How schools have treated the new secondary curriculum
Ofsted has conducted a series of inspections to look at the way the new secondary curriculum has been implemented. It says that, rather than taking school-wide decisions, most schools have left the matter up to individual heads of department. Ofsted says this results in a jumbled whole-school curriculum.
Of 37 inspected for this particular purpose four were outstanding, 21 were good, eight satisfactory and one inadequate.
The best schools had developed a coherent curriculum which was led and monitored by senior managers. But in other schools where individual departments took control some made only slight changes to their normal procedures. This was particularly noticeable in areas such as personal, learning and thinking skills, teamwork, creative thinking and self-management. Ofsted was looking for these to “underpin” the curriculum – and it was in schools where it happened that the top reports were given.

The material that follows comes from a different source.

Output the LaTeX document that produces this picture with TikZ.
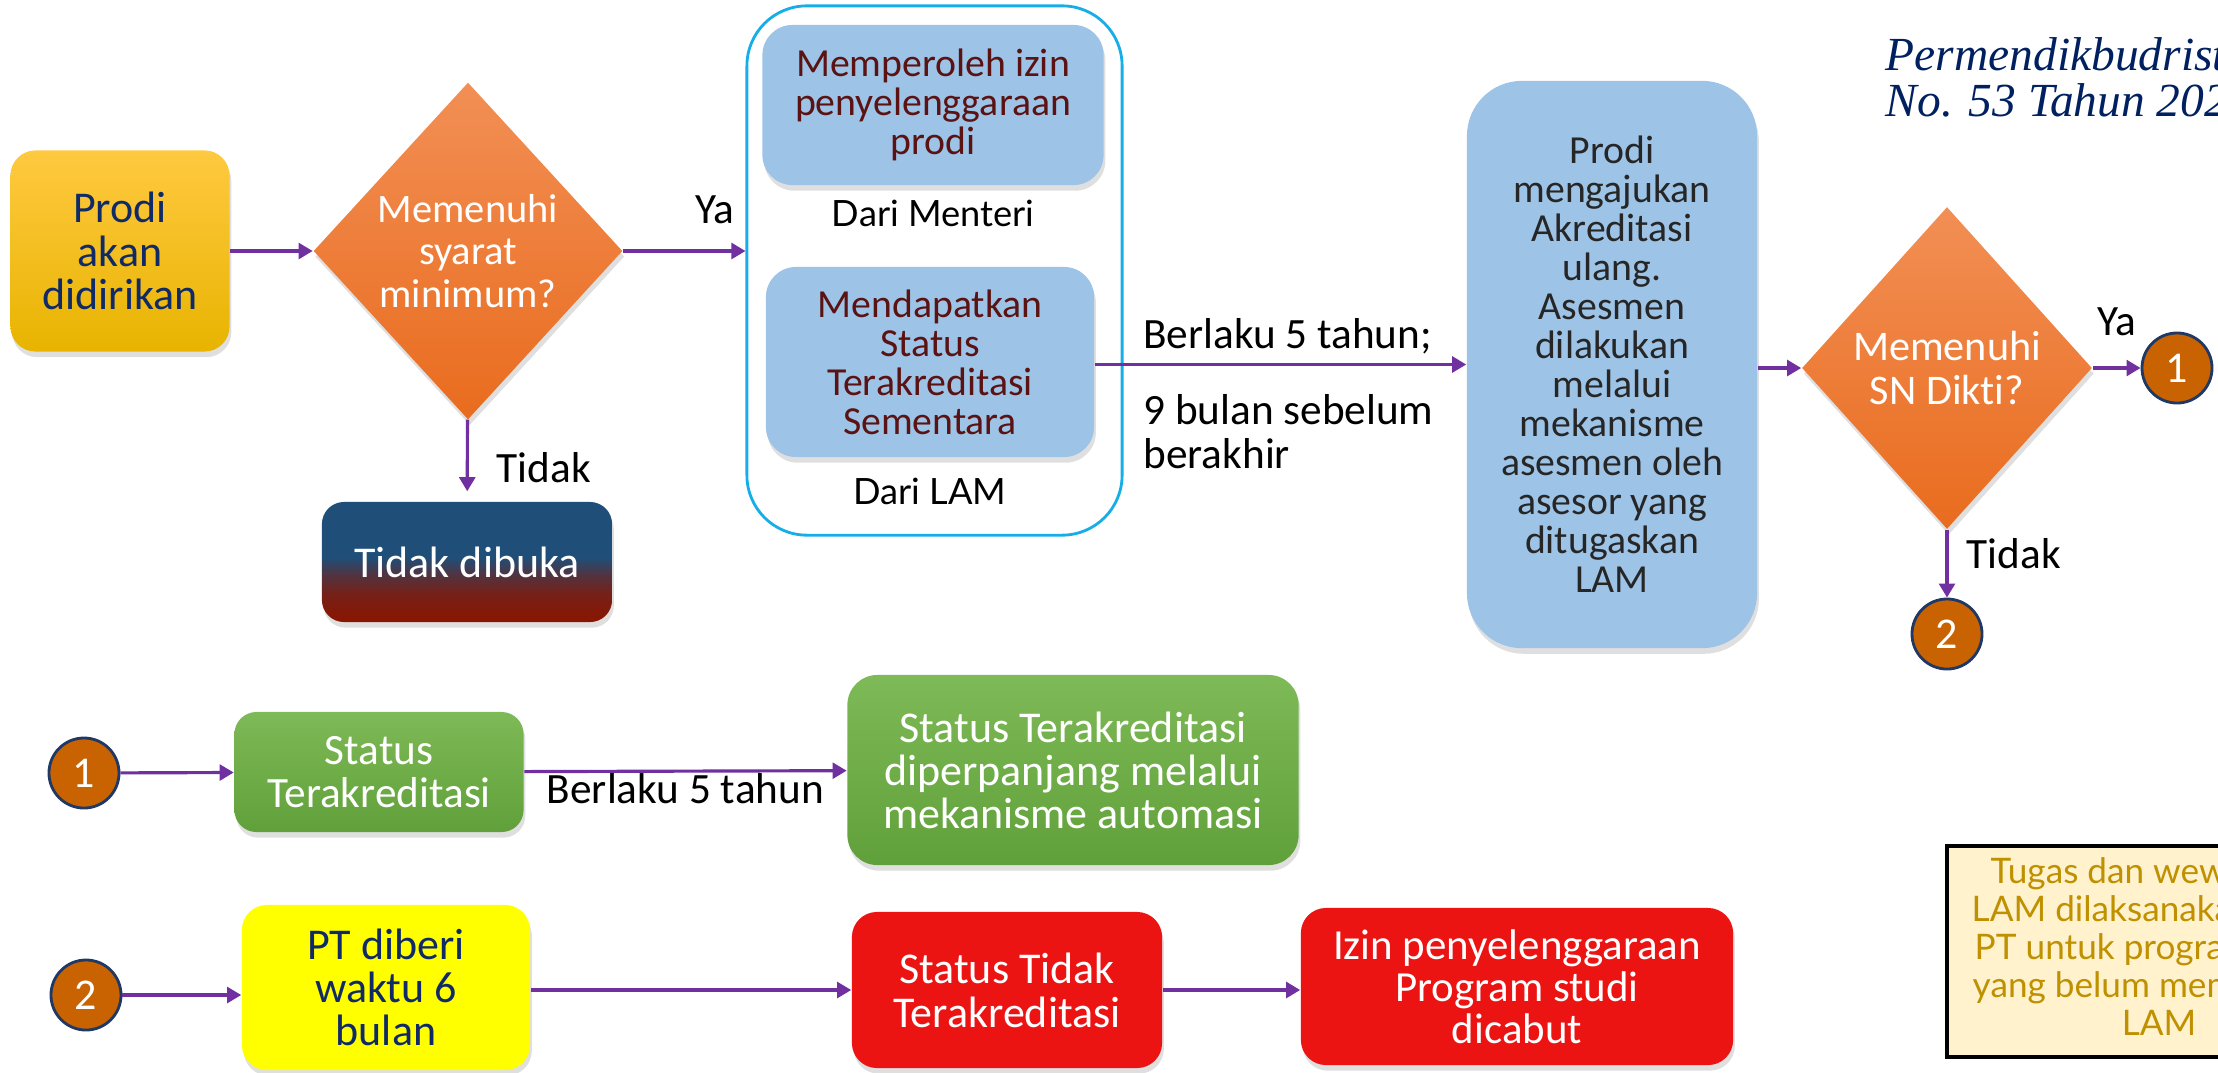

Ofsted said that in some schools it was unclear where the skills were being taught. But where these skills were taught there was a positive impact on progress in lessons and the enjoyment of learning.
There was also criticism of functional skills in English, mathematics and ICT which were introduced in most cases and taught well but without integration across the school. “Only three of the schools visited included functional skills outside the core subjects of English, mathematics and ICT in an effective way,” the report says.
As always, in Ofsted reports there is no recognition of the problems that introducing such widespread change can give schools.